WORK TO COMPLETE
Nothing in the data should change when you return it, but leave the pictures out.

DATASET EXTRACT
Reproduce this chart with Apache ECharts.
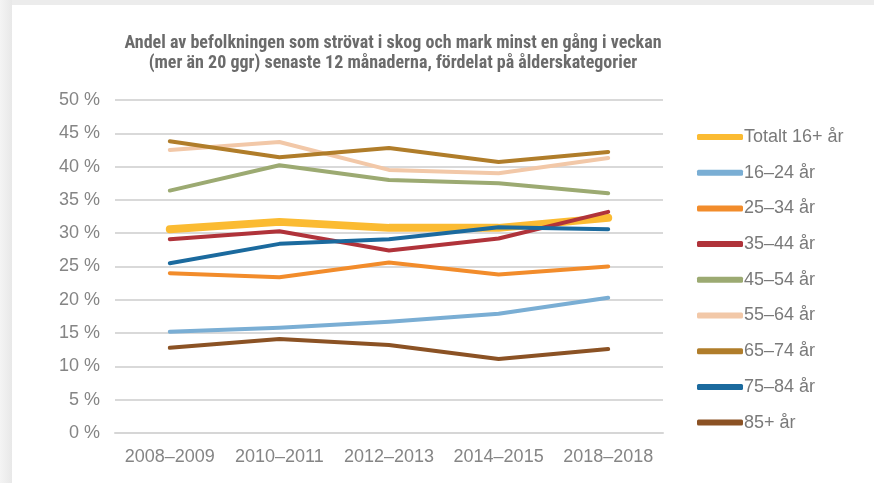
<!DOCTYPE html>
<html>
<head>
<meta charset="utf-8">
<script src="https://cdn.jsdelivr.net/npm/echarts@6/dist/echarts.min.js"></script>
<style>
html,body{margin:0;padding:0;background:#fff;}
#c{width:874px;height:483px;}
</style>
</head>
<body>
<div id="c"></div>
<script>
const categories = ['2008–2009', '2010–2011', '2012–2013', '2014–2015', '2018–2018'];
const yTicks = [0, 5, 10, 15, 20, 25, 30, 35, 40, 45, 50];
const seriesNames = ['Totalt 16+ år', '16–24 år', '25–34 år', '35–44 år', '45–54 år', '55–64 år', '65–74 år', '75–84 år', '85+ år'];
const totalt = [30.6, 31.7, 30.8, 30.8, 32.3];
const age16_24 = [15.2, 15.8, 16.7, 17.9, 20.3];
const age25_34 = [24.0, 23.4, 25.6, 23.8, 25.0];
const age35_44 = [29.1, 30.3, 27.4, 29.2, 33.2];
const age45_54 = [36.4, 40.2, 38.0, 37.5, 36.0];
const age55_64 = [42.5, 43.7, 39.5, 39.0, 41.3];
const age65_74 = [43.8, 41.4, 42.8, 40.7, 42.2];
const age75_84 = [25.5, 28.4, 29.1, 30.9, 30.6];
const age85plus = [12.8, 14.1, 13.2, 11.1, 12.6];

const seriesData = [totalt, age16_24, age25_34, age35_44, age45_54, age55_64, age65_74, age75_84, age85plus];
const colors = ['#fbbb32', '#7aaed4', '#f28c2b', '#b0333a', '#9caa72', '#f2c8a8', '#b07d2a', '#1b6a9e', '#8b5224'];
const widths = [8, 4, 4, 4, 4, 4, 4, 4, 4];

const chart = echarts.init(document.getElementById('c'));
chart.setOption({
  backgroundColor: '#ffffff',
  animation: false,
  title: {
    text: 'Andel av befolkningen som strövat i skog och mark minst en gång i veckan\n(mer än 20 ggr) senaste 12 månaderna, fördelat på ålderskategorier',
    left: 388,
    textAlign: 'center',
    top: 28,
    textStyle: {
      fontFamily: '"Liberation Sans Narrow", "Roboto Condensed", "Liberation Sans", sans-serif',
      fontWeight: 'bold',
      fontSize: 18,
      lineHeight: 20,
      color: '#6b6b6b'
    }
  },
  graphic: [
    { type: 'rect', shape: { x: 0, y: 0, width: 874, height: 5 }, style: { fill: '#ececec' }, silent: true },
    { type: 'rect', shape: { x: 0, y: 0, width: 12, height: 483 },
      style: { fill: new echarts.graphic.LinearGradient(0, 0, 1, 0, [{ offset: 0, color: '#f4f4f4' }, { offset: 1, color: '#e8e8e8' }]) }, silent: true }
  ],
  grid: { left: 115, right: 211, top: 100, bottom: 50 },
  legend: {
    orient: 'vertical',
    left: 692,
    top: 123,
    itemWidth: 46,
    itemHeight: 6,
    itemGap: 17.7,
    icon: 'roundRect',
    data: seriesNames.map((n, i) => ({ name: n, itemStyle: { color: colors[i] } })),
    textStyle: { fontFamily: '"Liberation Sans", Arial, sans-serif', fontSize: 18, lineHeight: 18, color: '#7a7a7a', padding: [0, 0, 0, -4] }
  },
  xAxis: {
    type: 'category',
    data: categories,
    boundaryGap: true,
    axisLine: { show: true, lineStyle: { color: '#d6d6d6', width: 2 } },
    axisTick: { show: false },
    axisLabel: { interval: 0, hideOverlap: false, fontFamily: '"Liberation Sans", Arial, sans-serif', fontSize: 18, color: '#858585', margin: 15 }
  },
  yAxis: {
    type: 'value',
    min: 0, max: 50, interval: 5,
    axisLine: { show: false },
    axisTick: { show: false },
    splitLine: { lineStyle: { color: '#d9d9d9', width: 2 } },
    axisLabel: {
      fontFamily: '"Liberation Sans", Arial, sans-serif', fontSize: 18, color: '#858585', margin: 15,
      formatter: v => yTicks.includes(v) ? v + ' %' : ''
    }
  },
  series: seriesNames.map((n, i) => ({
    name: n,
    type: 'line',
    data: seriesData[i],
    symbol: 'none',
    color: colors[i],
    lineStyle: { color: colors[i], width: widths[i], cap: 'round', join: 'round' },
    z: 2 + i
  }))
});
</script>
</body>
</html>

CORRECT RESPONSE
Reproduce this chart with Apache ECharts.
<!DOCTYPE html>
<html>
<head>
<meta charset="utf-8">
<script src="https://cdn.jsdelivr.net/npm/echarts@6/dist/echarts.min.js"></script>
<style>
html,body{margin:0;padding:0;background:#fff;}
#c{width:874px;height:483px;}
</style>
</head>
<body>
<div id="c"></div>
<script>
const categories = ['2008–2009', '2010–2011', '2012–2013', '2014–2015', '2018–2018'];
const yTicks = [0, 5, 10, 15, 20, 25, 30, 35, 40, 45, 50];
const seriesNames = ['Totalt 16+ år', '16–24 år', '25–34 år', '35–44 år', '45–54 år', '55–64 år', '65–74 år', '75–84 år', '85+ år'];
const totalt = [30.6, 31.7, 30.8, 30.8, 32.3];
const age16_24 = [15.2, 15.8, 16.7, 17.9, 20.3];
const age25_34 = [24.0, 23.4, 25.6, 23.8, 25.0];
const age35_44 = [29.1, 30.3, 27.4, 29.2, 33.2];
const age45_54 = [36.4, 40.2, 38.0, 37.5, 36.0];
const age55_64 = [42.5, 43.7, 39.5, 39.0, 41.3];
const age65_74 = [43.8, 41.4, 42.8, 40.7, 42.2];
const age75_84 = [25.5, 28.4, 29.1, 30.9, 30.6];
const age85plus = [12.8, 14.1, 13.2, 11.1, 12.6];

const seriesData = [totalt, age16_24, age25_34, age35_44, age45_54, age55_64, age65_74, age75_84, age85plus];
const colors = ['#fbbb32', '#7aaed4', '#f28c2b', '#b0333a', '#9caa72', '#f2c8a8', '#b07d2a', '#1b6a9e', '#8b5224'];
const widths = [8, 4, 4, 4, 4, 4, 4, 4, 4];

const chart = echarts.init(document.getElementById('c'));
chart.setOption({
  backgroundColor: '#ffffff',
  animation: false,
  title: {
    text: 'Andel av befolkningen som strövat i skog och mark minst en gång i veckan\n(mer än 20 ggr) senaste 12 månaderna, fördelat på ålderskategorier',
    left: 388,
    textAlign: 'center',
    top: 28,
    textStyle: {
      fontFamily: '"Liberation Sans Narrow", "Roboto Condensed", "Liberation Sans", sans-serif',
      fontWeight: 'bold',
      fontSize: 18,
      lineHeight: 20,
      color: '#6b6b6b'
    }
  },
  graphic: [
    { type: 'rect', shape: { x: 0, y: 0, width: 874, height: 5 }, style: { fill: '#ececec' }, silent: true },
    { type: 'rect', shape: { x: 0, y: 0, width: 12, height: 483 },
      style: { fill: new echarts.graphic.LinearGradient(0, 0, 1, 0, [{ offset: 0, color: '#f4f4f4' }, { offset: 1, color: '#e8e8e8' }]) }, silent: true }
  ],
  grid: { left: 115, right: 211, top: 100, bottom: 50 },
  legend: {
    orient: 'vertical',
    left: 692,
    top: 123,
    itemWidth: 46,
    itemHeight: 6,
    itemGap: 17.7,
    icon: 'roundRect',
    data: seriesNames.map((n, i) => ({ name: n, itemStyle: { color: colors[i] } })),
    textStyle: { fontFamily: '"Liberation Sans", Arial, sans-serif', fontSize: 18, lineHeight: 18, color: '#7a7a7a', padding: [0, 0, 0, -4] }
  },
  xAxis: {
    type: 'category',
    data: categories,
    boundaryGap: true,
    axisLine: { show: true, lineStyle: { color: '#d6d6d6', width: 2 } },
    axisTick: { show: false },
    axisLabel: { interval: 0, hideOverlap: false, fontFamily: '"Liberation Sans", Arial, sans-serif', fontSize: 18, color: '#858585', margin: 15 }
  },
  yAxis: {
    type: 'value',
    min: 0, max: 50, interval: 5,
    axisLine: { show: false },
    axisTick: { show: false },
    splitLine: { lineStyle: { color: '#d9d9d9', width: 2 } },
    axisLabel: {
      fontFamily: '"Liberation Sans", Arial, sans-serif', fontSize: 18, color: '#858585', margin: 15,
      formatter: v => yTicks.includes(v) ? v + ' %' : ''
    }
  },
  series: seriesNames.map((n, i) => ({
    name: n,
    type: 'line',
    data: seriesData[i],
    symbol: 'none',
    color: colors[i],
    lineStyle: { color: colors[i], width: widths[i], cap: 'round', join: 'round' },
    z: 2 + i
  }))
});
</script>
</body>
</html>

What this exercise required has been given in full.